水野氏によるトークコーナーのほかにも、“〇×クイズ”や大抽選会など、この日のイベントではさまざまなプログラムが催されている。それらの模様もダイジェストでご紹介しよう。
【初オフ会記念〇×クイズ】
岡崎氏とGMマンティス氏が出題するクイズに正解した参加者に、インゲームアイテムなどをプレゼント。
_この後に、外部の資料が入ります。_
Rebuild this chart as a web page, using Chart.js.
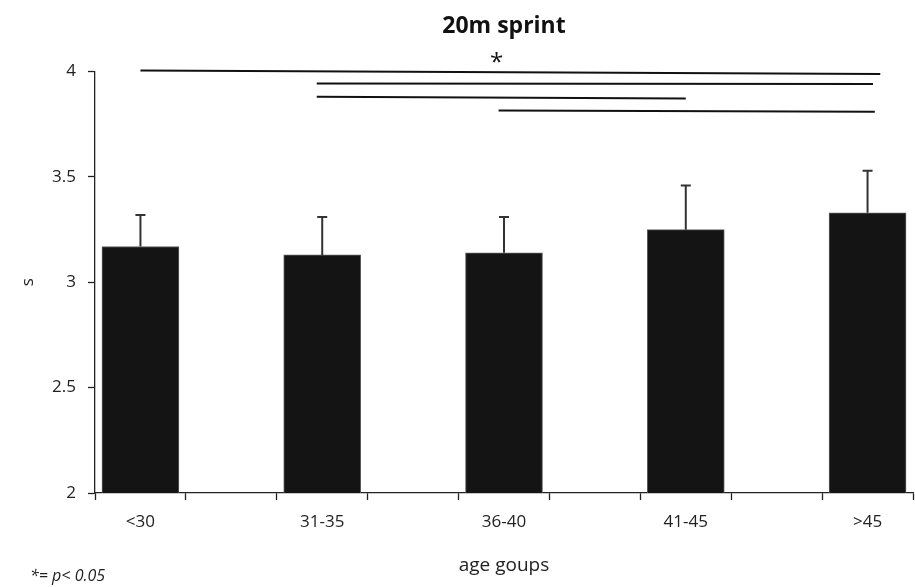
<!DOCTYPE html>
<html>
<head>
<meta charset="utf-8">
<script src="https://cdn.jsdelivr.net/npm/chart.js@4"></script>
<style>
  html, body { margin: 0; padding: 0; background: #fff; }
  #wrap { width: 915px; height: 587px; }
</style>
</head>
<body>
<div id="wrap"><canvas id="grafico" width="915" height="587"></canvas></div>
<script>
// valores
var grupos = ['<30', '31-35', '36-40', '41-45', '>45'];
var medias = [3.17, 3.13, 3.14, 3.25, 3.33];
var desv = [0.15, 0.18, 0.17, 0.21, 0.20];

// lineas de significancia: inicio / fin (posicion de grupo) y altura (s)
var sigDesde = [0.0, 0.97, 0.97, 1.97];
var sigHasta = [4.07, 4.03, 3.0, 4.04];
var sigYIni = [4.005, 3.943, 3.881, 3.815];
var sigYFin = [3.989, 3.941, 3.872, 3.809];
var estrella = { x: 1.96, y: 4.057 };

var yTicks = [2, 2.5, 3, 3.5, 4];
var fuente = "'Open Sans', 'Noto Sans', sans-serif";

var barras = [];
for (var i in grupos) {
    barras.push({ x: Number(i), y: medias[i] });
}

var datasets = [{
    type: 'bar',
    label: '20m sprint',
    data: barras,
    backgroundColor: '#141414',
    borderColor: '#5e5e5e',
    borderWidth: 1,
    barThickness: 77
}];

for (var k = 0; k < sigDesde.length; k++) {
    datasets.push({
        type: 'line',
        label: 'sig' + k,
        data: [{ x: sigDesde[k], y: sigYIni[k] }, { x: sigHasta[k], y: sigYFin[k] }],
        borderColor: '#111',
        borderWidth: 2,
        pointRadius: 0,
        fill: false,
        clip: false
    });
}

// barras de error, asterisco y nota al pie
var extras = {
    id: 'extras',
    afterDatasetsDraw: function(chart) {
        var ctx = chart.ctx;
        var ys = chart.scales.y;
        var xs = chart.scales.x;
        var meta = chart.getDatasetMeta(0);
        ctx.save();
        ctx.strokeStyle = '#333';
        ctx.lineWidth = 2;
        meta.data.forEach(function(bar, i) {
            var y0 = ys.getPixelForValue(medias[i]);
            var y1 = ys.getPixelForValue(medias[i] + desv[i]);
            ctx.beginPath();
            ctx.moveTo(bar.x, y0);
            ctx.lineTo(bar.x, y1);
            ctx.moveTo(bar.x - 5, y1);
            ctx.lineTo(bar.x + 5, y1);
            ctx.stroke();
        });

        ctx.fillStyle = '#111';
        ctx.font = '24px ' + fuente;
        ctx.textAlign = 'center';
        ctx.textBaseline = 'middle';
        ctx.fillText('*', xs.getPixelForValue(estrella.x), ys.getPixelForValue(estrella.y) + 4);

        ctx.font = 'italic 16px ' + fuente;
        ctx.textAlign = 'left';
        ctx.textBaseline = 'alphabetic';
        ctx.fillStyle = '#222';
        ctx.fillText('*= p< 0.05', 30, 581);
        ctx.restore();
    }
};

var graphTarget = document.getElementById('grafico');
var barGraph = new Chart(graphTarget, {
    data: { datasets: datasets },
    plugins: [extras],
    options: {
        responsive: false,
        animation: false,
        layout: { padding: { left: 0, right: 2, top: 0, bottom: 0 } },
        plugins: {
            legend: { display: false },
            tooltip: { enabled: false },
            title: {
                display: true,
                text: '20m sprint',
                fullSize: false,
                color: '#111',
                font: { family: fuente, size: 23, weight: 'bold' },
                padding: { top: 13, bottom: 31 }
            }
        },
        scales: {
            x: {
                type: 'linear',
                min: -0.25,
                max: 4.25,
                offset: false,
                afterFit: function(scale) {
                    scale.height = 94;
                    scale.paddingLeft = 0;
                    scale.paddingRight = 0;
                },
                afterBuildTicks: function(scale) {
                    // marcas entre grupos + posiciones de grupo (solo etiqueta)
                    var t = [];
                    for (var j = 0; j <= 9; j++) t.push({ value: -0.25 + j * 0.5 });
                    for (var g = 0; g < grupos.length; g++) t.push({ value: g });
                    t.sort(function(a, b) { return a.value - b.value; });
                    scale.ticks = t;
                },
                grid: {
                    offset: false,
                    drawOnChartArea: false,
                    drawTicks: true,
                    tickLength: 7,
                    tickWidth: 1.3,
                    tickColor: function(c) {
                        var v = c.tick ? c.tick.value : 0;
                        return Number.isInteger(v) ? 'rgba(0,0,0,0)' : '#222';
                    }
                },
                border: { color: '#222', width: 1.3 },
                ticks: {
                    autoSkip: false,
                    maxRotation: 0,
                    padding: 12,
                    color: '#222',
                    font: { family: fuente, size: 17 },
                    callback: function(value) {
                        return Number.isInteger(value) ? grupos[value] : '';
                    }
                },
                title: {
                    display: true,
                    text: 'age goups',
                    color: '#222',
                    font: { family: fuente, size: 19 },
                    padding: { top: 0, bottom: 10 }
                }
            },
            y: {
                min: 2,
                max: 4,
                afterFit: function(scale) { scale.width = 95; },
                afterBuildTicks: function(scale) {
                    scale.ticks = yTicks.map(function(v) { return { value: v }; });
                },
                grid: {
                    drawOnChartArea: false,
                    drawTicks: true,
                    tickLength: 7,
                    tickWidth: 1.3,
                    tickColor: '#222'
                },
                border: { color: '#222', width: 1.3 },
                ticks: {
                    padding: 12,
                    color: '#222',
                    font: { family: fuente, size: 17 },
                    callback: function(value) { return String(value); }
                },
                title: {
                    display: true,
                    text: 's',
                    color: '#222',
                    font: { family: fuente, size: 17 },
                    padding: { top: 18, bottom: 0 }
                }
            }
        }
    }
});
</script>
</body>
</html>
提示された問題が意外なほど難しかったようで、来場者は終始悪戦苦闘していた。
【抽選会】
手持ちのカードに記された番号を読み上げられた参加者に豪華賞品が当たる、大抽選会も大盛り上がり。
この日に用意された品物は、水野氏の次期新刊との“引換券”や、『ロードス島戦記オンライン』でキャラクターボイスを担当する全11名の声優のサイン入り色紙など、レアものばかり。当選者が発表されるたびに、レストラン全体を歓声が包んでいた。
【欧風料理】
せっかくなので、今回のイベントでプレイヤーにふるまわれたコース料理にもご注目。現地で撮影してきた写真を、筆者が味見した感想とともにご覧いただこう。
この日に行われたイベントの模様は以上の通り。筆者はこれまで、比較的規模の大きなオフラインイベントのリポートを多く担当してきたが、今回の取材を通じて、小規模な催しのよさも改めて感じた。来場者の数を適度に絞ることで、運営チームやほかのプレイヤーとより密度の高い交流が楽しめる。
アットホームな雰囲気で行われるこのような形式の催しが、今後東京だけでなく各地で開催されることを願ってやまない。